The UCL Connected Curriculum is based around a series of six basic principles:

  1. Students connect with researchers and with the institution’s research
  2. A throughline of research activity is built into each programme
  3. Students make connections across the subjects and out to the world
  4. Students connect academic learning with workplace learning
  5. Students learn to produce outputs – assessments directed at an audience
  6. Students connect with each other, across phases and with alumni

These are appropriate for UCL and certainly raise interesting questions for us here in Swansea. What is important, however, is that we find the questions and principles that are appropriate for our situation, our students, and our own ethos and culture. What I have proposed, therefore, is a three stage process within Go Beyond:

2016-17: We are working in various thematic groups to establish to basic principles that we would like to underpin the curricular here in Swansea through investigation across the sector and through consultation with our community of staff and students.

2017-18: These principles will be presented to each subject area as a series of questions and workshops over the year, asking each area to think through how they are currently applied within their curriculum and how they might want to change the curriculum in order to focus on those elements that are most important within their own discipline. These could include changes to content, modular structure, assessment or delivery within classes. We would expect these discussions to embed the work we are currently doing with STEP4Excellence on student engagement and empowerment and involve staff and students at all levels.

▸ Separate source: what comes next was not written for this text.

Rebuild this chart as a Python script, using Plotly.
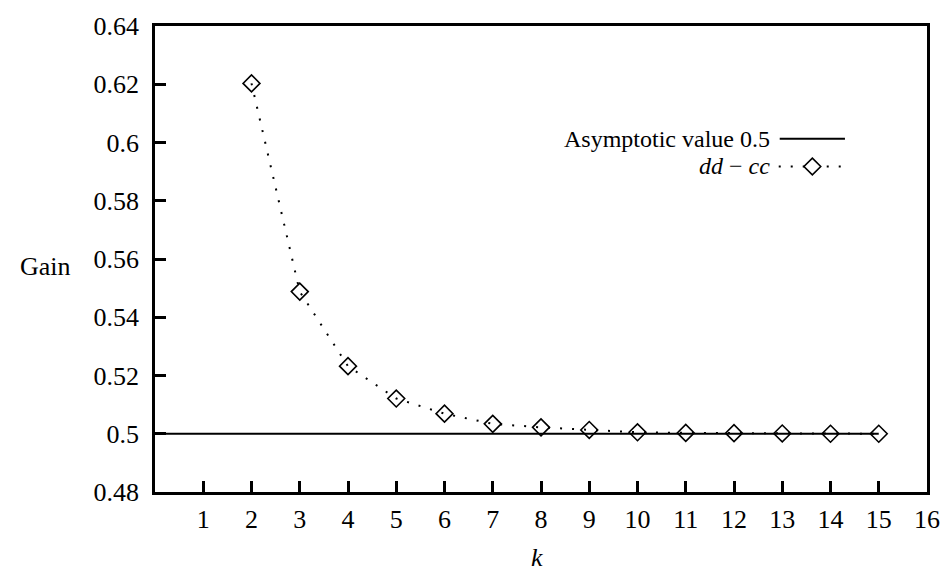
import plotly.graph_objects as go

# Data
k_values = [2, 3, 4, 5, 6, 7, 8, 9, 10, 11, 12, 13, 14, 15]
gain_dd_cc = [0.6203, 0.5488, 0.5232, 0.5121, 0.5069, 0.5034, 0.5022, 0.5013,
              0.5005, 0.5003, 0.5002, 0.5001, 0.5000, 0.5000]
asymptote_k = [0, 15]
asymptote_gain = [0.5, 0.5]
x_tick_vals = list(range(1, 17))
y_tick_vals = [0.48, 0.50, 0.52, 0.54, 0.56, 0.58, 0.60, 0.62, 0.64]
y_tick_text = ["0.48", "0.5", "0.52", "0.54", "0.56", "0.58", "0.6", "0.62", "0.64"]

FONT = "Liberation Serif"
FS = 26
LFS = 24

fig = go.Figure()
fig.add_trace(go.Scatter(
    x=asymptote_k, y=asymptote_gain, mode="lines",
    line=dict(color="black", width=2), showlegend=False, cliponaxis=True))
fig.add_trace(go.Scatter(
    x=k_values, y=gain_dd_cc, mode="lines+markers",
    line=dict(color="black", width=2, dash="2px,10px"),
    marker=dict(symbol="diamond-open", size=13, color="black", line=dict(width=1.6, color="black")),
    showlegend=False, cliponaxis=False))

W, H = 952, 574
ml, mr, mt, mb = 155, 16, 21, 82
pw, ph = W - ml - mr, H - mt - mb

def px(x):
    return (x - ml) / pw

def py(y):
    return 1 - (y - mt) / ph

L1, L2 = 135, 163
shapes = []
annotations = []
# custom legend (text on the left, sample on the right)
annotations.append(dict(x=px(778), y=py(L1), xref="paper", yref="paper", text="Asymptotic value 0.5",
                        showarrow=False, xanchor="right", yanchor="middle", borderpad=0,
                        font=dict(family=FONT, size=LFS, color="black")))
shapes.append(dict(type="line", xref="paper", yref="paper", x0=px(787), x1=px(853), y0=py(L1), y1=py(L1),
                   line=dict(color="black", width=2)))
annotations.append(dict(x=px(778), y=py(L2), xref="paper", yref="paper", text="<i>dd</i> − <i>cc</i>",
                        showarrow=False, xanchor="right", yanchor="middle", borderpad=0,
                        font=dict(family=FONT, size=LFS, color="black")))
shapes.append(dict(type="line", xref="paper", yref="paper", x0=px(786), x1=px(855), y0=py(L2), y1=py(L2),
                   line=dict(color="black", width=2, dash="2px,10px")))
shapes.append(dict(type="path", xref="paper", yref="paper",
                   path="M {a},{b} L {c},{d} L {a},{e} L {f},{d} Z".format(
                       a=px(820), b=py(L2 - 8.5), c=px(828.5), d=py(L2), e=py(L2 + 8.5), f=px(811.5)),
                   fillcolor="white", line=dict(color="black", width=1.6)))

# axis titles
annotations.append(dict(x=px(44), y=py(264), xref="paper", yref="paper", text="Gain", showarrow=False,
                        xanchor="center", yanchor="middle",
                        font=dict(family=FONT, size=FS, color="black")))
annotations.append(dict(x=px(541), y=py(558), xref="paper", yref="paper", text="<i>k</i>", showarrow=False,
                        xanchor="center", yanchor="middle",
                        font=dict(family=FONT, size=FS, color="black")))

fig.update_layout(
    width=W, height=H,
    margin=dict(l=ml, r=mr, t=mt, b=mb),
    paper_bgcolor="white", plot_bgcolor="white",
    font=dict(family=FONT, size=FS, color="black"),
    shapes=shapes, annotations=annotations,
    xaxis=dict(range=[0, 16], tickvals=x_tick_vals, ticks="inside", ticklen=11, tickwidth=2.5,
               tickcolor="black", showline=True, linecolor="black", linewidth=2.5, mirror=True,
               showgrid=False, zeroline=False, ticklabelstandoff=2),
    yaxis=dict(range=[0.48, 0.64], tickvals=y_tick_vals, ticktext=y_tick_text, ticks="inside",
               ticklen=11, tickwidth=2.5, tickcolor="black", showline=True, linecolor="black",
               linewidth=2.5, mirror=True, showgrid=False, zeroline=False, ticklabelstandoff=8),
)

fig.write_html("out.html", config={"displayModeBar": False},
               post_script="document.body.style.margin='0';document.body.style.overflow='hidden';")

2018-19: We will instigate change across the institution that arise out of the local conversations, making the changes that might be needed to regulations where appropriate, revalidating programmes where significant change to content and structure is envisaged, providing training and IT resources where significant changes in delivery and/or assessment warrant this.

One of the things that I personally gained from the workshop led by Professor Fung was a clearer understanding of how the process of curriculum change in UCL is going to be reviewed and evaluated. Using a grid based on the core principles and identifying what ‘initial’, ‘developing’, ‘developed’ and ‘outstanding’ progress might look like within all six principles, each programme will be asked to assess themselves against the grid to measure their own progress towards the achievement of the goals. What is interesting is that this grid was developed through significant consultation with staff and students. One of our goals over the second half this academic year, therefore, will be the construction of such a grid around our own principles, once again through consultation, that we will be asking departments and subject areas to measure their progress against throughout 2017-18 and 2018-19.

This is a major project for the whole University and, while we have working groups developing the principles within Go Beyond, that will be offered to staff and students as part of a wider consultation later in the year, I am intending to spend much of the next six months meeting with colleagues in each department or subject area within the Colleges in order to both explain the plans and also to listen carefully to any feedback that you may have.

Finally, therefore, with specific reference to this blog. I am intending to use the blog over the next few months to raise a number of the questions about our education, our engagement with students, our learning environment, and so on, that I would want to see at the heart of the conversations on curriculum development across the University.

I look forward, therefore, to meeting you all over the next six months, receiving feedback from the blog and expanding the discussion that has already been started within the workshop out to the whole University.